## Short exercise
What is to be printed is the span of lines starting at the one containing "Reproduce this diagram with TikZ." and ending at the one containing "(y1) at (935,174)", reproduced exactly with pictures left out.
START
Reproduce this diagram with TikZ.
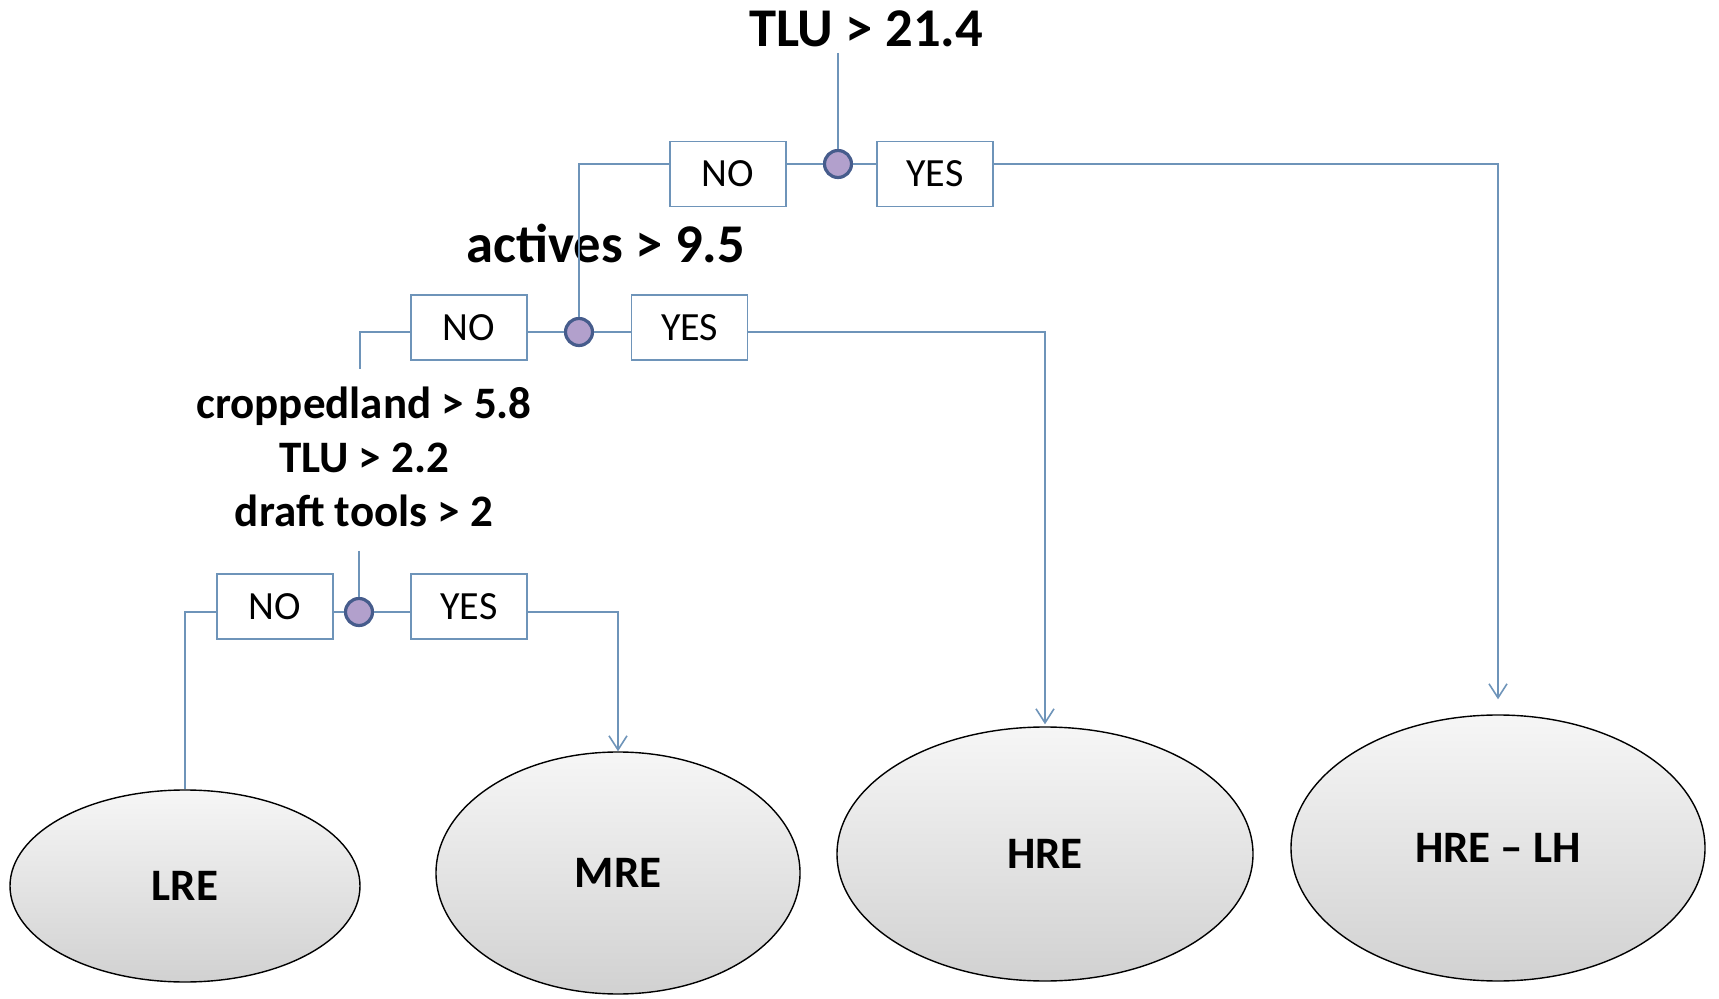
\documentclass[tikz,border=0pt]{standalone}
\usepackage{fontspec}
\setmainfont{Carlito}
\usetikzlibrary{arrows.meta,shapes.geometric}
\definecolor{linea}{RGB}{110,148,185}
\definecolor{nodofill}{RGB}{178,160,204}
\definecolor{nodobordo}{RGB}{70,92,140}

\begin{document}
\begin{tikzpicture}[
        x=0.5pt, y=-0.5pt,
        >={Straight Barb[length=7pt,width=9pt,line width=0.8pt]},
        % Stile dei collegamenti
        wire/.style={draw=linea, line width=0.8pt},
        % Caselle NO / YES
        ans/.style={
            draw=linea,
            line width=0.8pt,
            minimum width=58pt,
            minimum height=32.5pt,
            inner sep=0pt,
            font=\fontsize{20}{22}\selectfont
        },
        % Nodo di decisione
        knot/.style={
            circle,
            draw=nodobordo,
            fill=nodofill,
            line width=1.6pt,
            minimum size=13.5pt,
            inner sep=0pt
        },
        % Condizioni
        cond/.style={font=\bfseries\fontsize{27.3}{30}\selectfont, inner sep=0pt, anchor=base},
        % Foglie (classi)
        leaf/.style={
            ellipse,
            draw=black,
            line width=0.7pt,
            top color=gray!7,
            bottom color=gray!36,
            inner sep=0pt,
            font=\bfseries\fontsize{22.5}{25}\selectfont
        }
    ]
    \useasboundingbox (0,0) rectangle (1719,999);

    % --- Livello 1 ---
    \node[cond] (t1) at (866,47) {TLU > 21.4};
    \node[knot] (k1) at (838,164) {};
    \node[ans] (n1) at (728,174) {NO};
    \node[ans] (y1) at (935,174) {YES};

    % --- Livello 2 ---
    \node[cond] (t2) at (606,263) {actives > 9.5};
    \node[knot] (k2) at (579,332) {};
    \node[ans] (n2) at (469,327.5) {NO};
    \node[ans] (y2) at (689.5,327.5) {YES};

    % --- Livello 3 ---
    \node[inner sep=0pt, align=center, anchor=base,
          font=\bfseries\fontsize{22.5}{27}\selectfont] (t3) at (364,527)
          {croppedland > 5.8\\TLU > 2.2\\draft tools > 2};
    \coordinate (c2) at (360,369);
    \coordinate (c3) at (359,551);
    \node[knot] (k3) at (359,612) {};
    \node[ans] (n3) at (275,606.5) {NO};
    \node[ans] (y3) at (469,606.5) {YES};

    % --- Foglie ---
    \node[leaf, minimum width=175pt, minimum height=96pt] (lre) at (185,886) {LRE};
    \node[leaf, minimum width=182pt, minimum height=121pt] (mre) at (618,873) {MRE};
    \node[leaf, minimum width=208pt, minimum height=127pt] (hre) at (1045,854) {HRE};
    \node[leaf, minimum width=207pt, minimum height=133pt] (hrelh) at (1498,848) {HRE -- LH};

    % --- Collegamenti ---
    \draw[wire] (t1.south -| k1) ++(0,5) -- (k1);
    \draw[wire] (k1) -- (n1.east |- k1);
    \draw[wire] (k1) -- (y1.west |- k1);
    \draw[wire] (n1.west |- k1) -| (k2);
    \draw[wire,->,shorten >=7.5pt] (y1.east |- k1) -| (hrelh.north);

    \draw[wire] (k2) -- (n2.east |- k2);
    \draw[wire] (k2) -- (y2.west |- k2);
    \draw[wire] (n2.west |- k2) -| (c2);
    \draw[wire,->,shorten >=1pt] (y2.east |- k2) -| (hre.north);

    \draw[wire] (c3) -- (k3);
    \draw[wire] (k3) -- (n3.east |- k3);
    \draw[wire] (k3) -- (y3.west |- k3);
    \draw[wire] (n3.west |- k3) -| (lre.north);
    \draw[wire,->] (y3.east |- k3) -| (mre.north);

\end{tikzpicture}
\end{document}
END
START
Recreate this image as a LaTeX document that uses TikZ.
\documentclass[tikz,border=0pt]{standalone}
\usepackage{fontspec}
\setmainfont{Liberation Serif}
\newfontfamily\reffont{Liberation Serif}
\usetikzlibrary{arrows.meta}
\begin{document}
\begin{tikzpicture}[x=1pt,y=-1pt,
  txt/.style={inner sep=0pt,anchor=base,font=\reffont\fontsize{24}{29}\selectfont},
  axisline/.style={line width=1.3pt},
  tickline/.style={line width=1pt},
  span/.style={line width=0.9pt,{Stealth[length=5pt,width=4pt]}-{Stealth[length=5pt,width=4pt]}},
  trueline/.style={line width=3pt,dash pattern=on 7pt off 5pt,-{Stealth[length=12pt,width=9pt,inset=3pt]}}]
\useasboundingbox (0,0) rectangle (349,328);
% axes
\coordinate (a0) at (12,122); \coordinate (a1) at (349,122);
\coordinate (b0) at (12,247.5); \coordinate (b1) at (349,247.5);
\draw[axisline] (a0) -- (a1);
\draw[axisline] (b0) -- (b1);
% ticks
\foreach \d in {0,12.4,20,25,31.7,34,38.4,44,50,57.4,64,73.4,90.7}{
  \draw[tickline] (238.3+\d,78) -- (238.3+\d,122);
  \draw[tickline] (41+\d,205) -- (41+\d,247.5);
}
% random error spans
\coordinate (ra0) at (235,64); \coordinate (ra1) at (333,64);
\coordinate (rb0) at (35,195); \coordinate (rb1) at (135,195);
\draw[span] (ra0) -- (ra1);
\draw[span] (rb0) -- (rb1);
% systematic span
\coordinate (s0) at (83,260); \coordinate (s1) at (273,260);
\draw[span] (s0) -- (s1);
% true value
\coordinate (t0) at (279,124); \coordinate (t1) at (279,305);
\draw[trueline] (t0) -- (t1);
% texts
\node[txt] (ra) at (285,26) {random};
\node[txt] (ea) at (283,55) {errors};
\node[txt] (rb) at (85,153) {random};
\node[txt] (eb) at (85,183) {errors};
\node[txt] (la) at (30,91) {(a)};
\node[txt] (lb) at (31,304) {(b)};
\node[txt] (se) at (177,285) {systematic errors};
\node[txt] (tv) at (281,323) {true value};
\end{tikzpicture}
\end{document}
END
## Correct result
Reproduce this diagram with TikZ.
\documentclass[tikz,border=0pt]{standalone}
\usepackage{fontspec}
\setmainfont{Carlito}
\usetikzlibrary{arrows.meta,shapes.geometric}
\definecolor{linea}{RGB}{110,148,185}
\definecolor{nodofill}{RGB}{178,160,204}
\definecolor{nodobordo}{RGB}{70,92,140}

\begin{document}
\begin{tikzpicture}[
        x=0.5pt, y=-0.5pt,
        >={Straight Barb[length=7pt,width=9pt,line width=0.8pt]},
        % Stile dei collegamenti
        wire/.style={draw=linea, line width=0.8pt},
        % Caselle NO / YES
        ans/.style={
            draw=linea,
            line width=0.8pt,
            minimum width=58pt,
            minimum height=32.5pt,
            inner sep=0pt,
            font=\fontsize{20}{22}\selectfont
        },
        % Nodo di decisione
        knot/.style={
            circle,
            draw=nodobordo,
            fill=nodofill,
            line width=1.6pt,
            minimum size=13.5pt,
            inner sep=0pt
        },
        % Condizioni
        cond/.style={font=\bfseries\fontsize{27.3}{30}\selectfont, inner sep=0pt, anchor=base},
        % Foglie (classi)
        leaf/.style={
            ellipse,
            draw=black,
            line width=0.7pt,
            top color=gray!7,
            bottom color=gray!36,
            inner sep=0pt,
            font=\bfseries\fontsize{22.5}{25}\selectfont
        }
    ]
    \useasboundingbox (0,0) rectangle (1719,999);

    % --- Livello 1 ---
    \node[cond] (t1) at (866,47) {TLU > 21.4};
    \node[knot] (k1) at (838,164) {};
    \node[ans] (n1) at (728,174) {NO};
    \node[ans] (y1) at (935,174) {YES};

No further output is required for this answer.